DATASET SECTION:
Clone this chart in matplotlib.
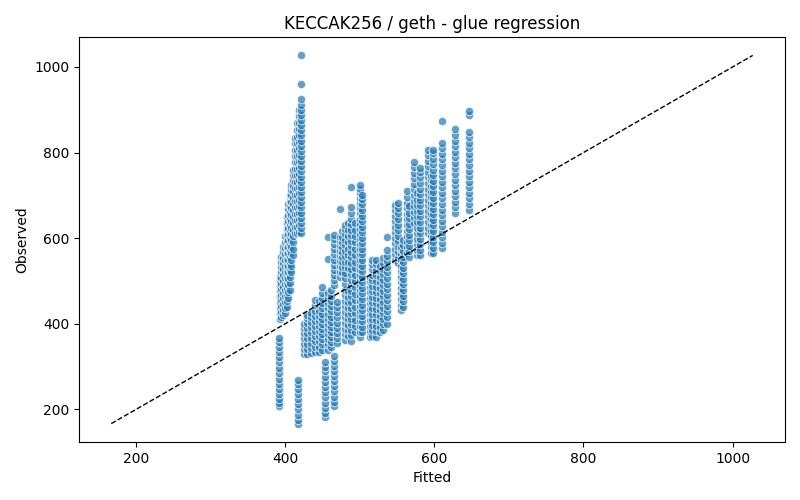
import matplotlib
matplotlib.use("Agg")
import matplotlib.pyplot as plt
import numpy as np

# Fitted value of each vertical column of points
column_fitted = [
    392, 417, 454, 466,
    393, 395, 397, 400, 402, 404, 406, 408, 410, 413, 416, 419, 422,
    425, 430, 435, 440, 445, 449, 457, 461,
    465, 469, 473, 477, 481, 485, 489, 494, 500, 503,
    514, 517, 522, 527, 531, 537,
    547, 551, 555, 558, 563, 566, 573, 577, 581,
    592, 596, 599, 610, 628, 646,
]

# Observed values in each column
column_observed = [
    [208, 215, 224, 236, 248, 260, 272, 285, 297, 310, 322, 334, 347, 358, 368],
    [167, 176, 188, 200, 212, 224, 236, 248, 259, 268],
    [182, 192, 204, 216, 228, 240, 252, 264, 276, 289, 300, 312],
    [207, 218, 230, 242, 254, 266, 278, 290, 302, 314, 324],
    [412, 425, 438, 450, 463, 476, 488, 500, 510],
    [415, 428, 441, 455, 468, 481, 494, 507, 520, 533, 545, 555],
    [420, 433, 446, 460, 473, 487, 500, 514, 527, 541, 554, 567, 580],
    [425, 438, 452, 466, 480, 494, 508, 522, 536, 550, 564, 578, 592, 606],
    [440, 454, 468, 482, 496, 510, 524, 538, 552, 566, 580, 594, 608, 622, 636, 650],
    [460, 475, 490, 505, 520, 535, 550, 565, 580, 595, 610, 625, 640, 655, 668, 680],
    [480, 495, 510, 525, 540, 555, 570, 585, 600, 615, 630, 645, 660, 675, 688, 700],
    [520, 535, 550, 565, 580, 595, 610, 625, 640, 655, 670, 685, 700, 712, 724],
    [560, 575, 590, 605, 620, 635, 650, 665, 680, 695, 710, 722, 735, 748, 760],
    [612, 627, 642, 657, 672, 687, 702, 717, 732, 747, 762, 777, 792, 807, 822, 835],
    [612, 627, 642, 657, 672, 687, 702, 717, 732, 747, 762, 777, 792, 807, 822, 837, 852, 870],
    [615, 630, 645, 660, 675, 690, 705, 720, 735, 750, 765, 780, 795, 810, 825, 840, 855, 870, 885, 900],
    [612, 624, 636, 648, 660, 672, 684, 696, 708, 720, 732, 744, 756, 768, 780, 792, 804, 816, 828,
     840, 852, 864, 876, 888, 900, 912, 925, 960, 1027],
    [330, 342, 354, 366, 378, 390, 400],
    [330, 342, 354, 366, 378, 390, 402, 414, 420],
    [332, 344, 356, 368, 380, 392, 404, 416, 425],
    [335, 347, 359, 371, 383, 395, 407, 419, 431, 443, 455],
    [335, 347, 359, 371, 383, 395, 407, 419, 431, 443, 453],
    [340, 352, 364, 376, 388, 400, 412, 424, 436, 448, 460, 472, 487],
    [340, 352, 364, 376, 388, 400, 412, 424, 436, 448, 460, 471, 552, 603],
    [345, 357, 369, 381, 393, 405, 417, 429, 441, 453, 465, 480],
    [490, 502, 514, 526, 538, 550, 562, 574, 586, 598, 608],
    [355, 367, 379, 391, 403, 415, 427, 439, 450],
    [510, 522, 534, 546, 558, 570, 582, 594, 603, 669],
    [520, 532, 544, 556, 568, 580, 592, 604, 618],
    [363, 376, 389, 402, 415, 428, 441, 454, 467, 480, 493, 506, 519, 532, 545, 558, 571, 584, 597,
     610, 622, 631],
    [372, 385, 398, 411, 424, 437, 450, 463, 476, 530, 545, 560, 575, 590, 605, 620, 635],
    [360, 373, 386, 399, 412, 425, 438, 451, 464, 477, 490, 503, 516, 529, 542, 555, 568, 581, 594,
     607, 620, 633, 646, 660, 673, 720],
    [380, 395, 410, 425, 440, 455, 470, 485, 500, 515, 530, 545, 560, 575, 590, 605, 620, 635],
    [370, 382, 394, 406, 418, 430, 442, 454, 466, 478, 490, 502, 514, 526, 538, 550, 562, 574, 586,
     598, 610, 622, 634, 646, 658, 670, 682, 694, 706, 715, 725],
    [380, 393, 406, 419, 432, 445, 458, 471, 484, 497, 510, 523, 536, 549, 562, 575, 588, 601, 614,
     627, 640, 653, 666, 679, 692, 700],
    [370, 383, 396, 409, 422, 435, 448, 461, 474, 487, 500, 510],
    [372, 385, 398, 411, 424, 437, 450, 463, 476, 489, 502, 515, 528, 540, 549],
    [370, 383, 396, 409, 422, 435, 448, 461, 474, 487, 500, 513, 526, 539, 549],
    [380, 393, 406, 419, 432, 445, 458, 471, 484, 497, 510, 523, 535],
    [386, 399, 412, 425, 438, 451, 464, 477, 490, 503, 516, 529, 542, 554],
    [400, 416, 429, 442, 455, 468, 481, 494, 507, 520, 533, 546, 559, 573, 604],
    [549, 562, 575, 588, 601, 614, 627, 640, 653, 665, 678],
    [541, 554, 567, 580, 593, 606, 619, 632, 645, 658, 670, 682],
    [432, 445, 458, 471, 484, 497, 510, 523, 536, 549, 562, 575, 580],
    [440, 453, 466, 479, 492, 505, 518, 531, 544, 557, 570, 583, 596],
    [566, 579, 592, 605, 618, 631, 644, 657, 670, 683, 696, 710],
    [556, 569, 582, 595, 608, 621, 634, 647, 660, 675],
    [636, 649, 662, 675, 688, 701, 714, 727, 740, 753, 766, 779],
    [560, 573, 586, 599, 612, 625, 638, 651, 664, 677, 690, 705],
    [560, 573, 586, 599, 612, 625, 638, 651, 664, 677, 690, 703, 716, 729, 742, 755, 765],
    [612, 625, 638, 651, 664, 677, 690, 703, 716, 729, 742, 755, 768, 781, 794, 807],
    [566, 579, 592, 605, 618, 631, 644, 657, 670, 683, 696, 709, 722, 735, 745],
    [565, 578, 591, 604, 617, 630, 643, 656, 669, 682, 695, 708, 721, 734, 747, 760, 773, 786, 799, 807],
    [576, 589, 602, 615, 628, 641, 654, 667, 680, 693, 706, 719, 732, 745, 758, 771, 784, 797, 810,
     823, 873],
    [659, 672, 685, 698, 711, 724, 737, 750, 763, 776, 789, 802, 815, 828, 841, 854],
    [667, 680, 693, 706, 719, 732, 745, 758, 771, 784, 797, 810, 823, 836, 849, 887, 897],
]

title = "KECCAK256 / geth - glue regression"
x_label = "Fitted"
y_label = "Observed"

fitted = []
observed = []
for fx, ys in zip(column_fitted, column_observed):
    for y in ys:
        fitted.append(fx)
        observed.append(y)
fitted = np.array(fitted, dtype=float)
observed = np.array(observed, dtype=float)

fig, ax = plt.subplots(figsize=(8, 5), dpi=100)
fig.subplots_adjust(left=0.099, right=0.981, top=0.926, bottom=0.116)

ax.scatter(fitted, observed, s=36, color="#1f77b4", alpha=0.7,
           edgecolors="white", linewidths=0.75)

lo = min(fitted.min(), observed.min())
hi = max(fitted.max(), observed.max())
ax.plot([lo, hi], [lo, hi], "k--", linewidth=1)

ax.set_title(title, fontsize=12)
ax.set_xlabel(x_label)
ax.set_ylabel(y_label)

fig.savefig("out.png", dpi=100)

REQUIRED WORK: Output each line exactly; omit every picture.

TASK OUTPUT:
Clone this chart in matplotlib.
import matplotlib
matplotlib.use("Agg")
import matplotlib.pyplot as plt
import numpy as np

# Fitted value of each vertical column of points
column_fitted = [
    392, 417, 454, 466,
    393, 395, 397, 400, 402, 404, 406, 408, 410, 413, 416, 419, 422,
    425, 430, 435, 440, 445, 449, 457, 461,
    465, 469, 473, 477, 481, 485, 489, 494, 500, 503,
    514, 517, 522, 527, 531, 537,
    547, 551, 555, 558, 563, 566, 573, 577, 581,
    592, 596, 599, 610, 628, 646,
]

# Observed values in each column
column_observed = [
    [208, 215, 224, 236, 248, 260, 272, 285, 297, 310, 322, 334, 347, 358, 368],
    [167, 176, 188, 200, 212, 224, 236, 248, 259, 268],
    [182, 192, 204, 216, 228, 240, 252, 264, 276, 289, 300, 312],
    [207, 218, 230, 242, 254, 266, 278, 290, 302, 314, 324],
    [412, 425, 438, 450, 463, 476, 488, 500, 510],
    [415, 428, 441, 455, 468, 481, 494, 507, 520, 533, 545, 555],
    [420, 433, 446, 460, 473, 487, 500, 514, 527, 541, 554, 567, 580],
    [425, 438, 452, 466, 480, 494, 508, 522, 536, 550, 564, 578, 592, 606],
    [440, 454, 468, 482, 496, 510, 524, 538, 552, 566, 580, 594, 608, 622, 636, 650],
    [460, 475, 490, 505, 520, 535, 550, 565, 580, 595, 610, 625, 640, 655, 668, 680],
    [480, 495, 510, 525, 540, 555, 570, 585, 600, 615, 630, 645, 660, 675, 688, 700],
    [520, 535, 550, 565, 580, 595, 610, 625, 640, 655, 670, 685, 700, 712, 724],
    [560, 575, 590, 605, 620, 635, 650, 665, 680, 695, 710, 722, 735, 748, 760],
    [612, 627, 642, 657, 672, 687, 702, 717, 732, 747, 762, 777, 792, 807, 822, 835],
    [612, 627, 642, 657, 672, 687, 702, 717, 732, 747, 762, 777, 792, 807, 822, 837, 852, 870],
    [615, 630, 645, 660, 675, 690, 705, 720, 735, 750, 765, 780, 795, 810, 825, 840, 855, 870, 885, 900],
    [612, 624, 636, 648, 660, 672, 684, 696, 708, 720, 732, 744, 756, 768, 780, 792, 804, 816, 828,
     840, 852, 864, 876, 888, 900, 912, 925, 960, 1027],
    [330, 342, 354, 366, 378, 390, 400],
    [330, 342, 354, 366, 378, 390, 402, 414, 420],
    [332, 344, 356, 368, 380, 392, 404, 416, 425],
    [335, 347, 359, 371, 383, 395, 407, 419, 431, 443, 455],
    [335, 347, 359, 371, 383, 395, 407, 419, 431, 443, 453],
    [340, 352, 364, 376, 388, 400, 412, 424, 436, 448, 460, 472, 487],
    [340, 352, 364, 376, 388, 400, 412, 424, 436, 448, 460, 471, 552, 603],
    [345, 357, 369, 381, 393, 405, 417, 429, 441, 453, 465, 480],
    [490, 502, 514, 526, 538, 550, 562, 574, 586, 598, 608],
    [355, 367, 379, 391, 403, 415, 427, 439, 450],
    [510, 522, 534, 546, 558, 570, 582, 594, 603, 669],
    [520, 532, 544, 556, 568, 580, 592, 604, 618],
    [363, 376, 389, 402, 415, 428, 441, 454, 467, 480, 493, 506, 519, 532, 545, 558, 571, 584, 597,
     610, 622, 631],
    [372, 385, 398, 411, 424, 437, 450, 463, 476, 530, 545, 560, 575, 590, 605, 620, 635],
    [360, 373, 386, 399, 412, 425, 438, 451, 464, 477, 490, 503, 516, 529, 542, 555, 568, 581, 594,
     607, 620, 633, 646, 660, 673, 720],
    [380, 395, 410, 425, 440, 455, 470, 485, 500, 515, 530, 545, 560, 575, 590, 605, 620, 635],
    [370, 382, 394, 406, 418, 430, 442, 454, 466, 478, 490, 502, 514, 526, 538, 550, 562, 574, 586,
     598, 610, 622, 634, 646, 658, 670, 682, 694, 706, 715, 725],
    [380, 393, 406, 419, 432, 445, 458, 471, 484, 497, 510, 523, 536, 549, 562, 575, 588, 601, 614,
     627, 640, 653, 666, 679, 692, 700],
    [370, 383, 396, 409, 422, 435, 448, 461, 474, 487, 500, 510],
    [372, 385, 398, 411, 424, 437, 450, 463, 476, 489, 502, 515, 528, 540, 549],
    [370, 383, 396, 409, 422, 435, 448, 461, 474, 487, 500, 513, 526, 539, 549],
    [380, 393, 406, 419, 432, 445, 458, 471, 484, 497, 510, 523, 535],
    [386, 399, 412, 425, 438, 451, 464, 477, 490, 503, 516, 529, 542, 554],
    [400, 416, 429, 442, 455, 468, 481, 494, 507, 520, 533, 546, 559, 573, 604],
    [549, 562, 575, 588, 601, 614, 627, 640, 653, 665, 678],
    [541, 554, 567, 580, 593, 606, 619, 632, 645, 658, 670, 682],
    [432, 445, 458, 471, 484, 497, 510, 523, 536, 549, 562, 575, 580],
    [440, 453, 466, 479, 492, 505, 518, 531, 544, 557, 570, 583, 596],
    [566, 579, 592, 605, 618, 631, 644, 657, 670, 683, 696, 710],
    [556, 569, 582, 595, 608, 621, 634, 647, 660, 675],
    [636, 649, 662, 675, 688, 701, 714, 727, 740, 753, 766, 779],
    [560, 573, 586, 599, 612, 625, 638, 651, 664, 677, 690, 705],
    [560, 573, 586, 599, 612, 625, 638, 651, 664, 677, 690, 703, 716, 729, 742, 755, 765],
    [612, 625, 638, 651, 664, 677, 690, 703, 716, 729, 742, 755, 768, 781, 794, 807],
    [566, 579, 592, 605, 618, 631, 644, 657, 670, 683, 696, 709, 722, 735, 745],
    [565, 578, 591, 604, 617, 630, 643, 656, 669, 682, 695, 708, 721, 734, 747, 760, 773, 786, 799, 807],
    [576, 589, 602, 615, 628, 641, 654, 667, 680, 693, 706, 719, 732, 745, 758, 771, 784, 797, 810,
     823, 873],
    [659, 672, 685, 698, 711, 724, 737, 750, 763, 776, 789, 802, 815, 828, 841, 854],
    [667, 680, 693, 706, 719, 732, 745, 758, 771, 784, 797, 810, 823, 836, 849, 887, 897],
]

title = "KECCAK256 / geth - glue regression"
x_label = "Fitted"
y_label = "Observed"

fitted = []
observed = []
for fx, ys in zip(column_fitted, column_observed):
    for y in ys:
        fitted.append(fx)
        observed.append(y)
fitted = np.array(fitted, dtype=float)
observed = np.array(observed, dtype=float)

fig, ax = plt.subplots(figsize=(8, 5), dpi=100)
fig.subplots_adjust(left=0.099, right=0.981, top=0.926, bottom=0.116)

ax.scatter(fitted, observed, s=36, color="#1f77b4", alpha=0.7,
           edgecolors="white", linewidths=0.75)

lo = min(fitted.min(), observed.min())
hi = max(fitted.max(), observed.max())
ax.plot([lo, hi], [lo, hi], "k--", linewidth=1)

ax.set_title(title, fontsize=12)
ax.set_xlabel(x_label)
ax.set_ylabel(y_label)

fig.savefig("out.png", dpi=100)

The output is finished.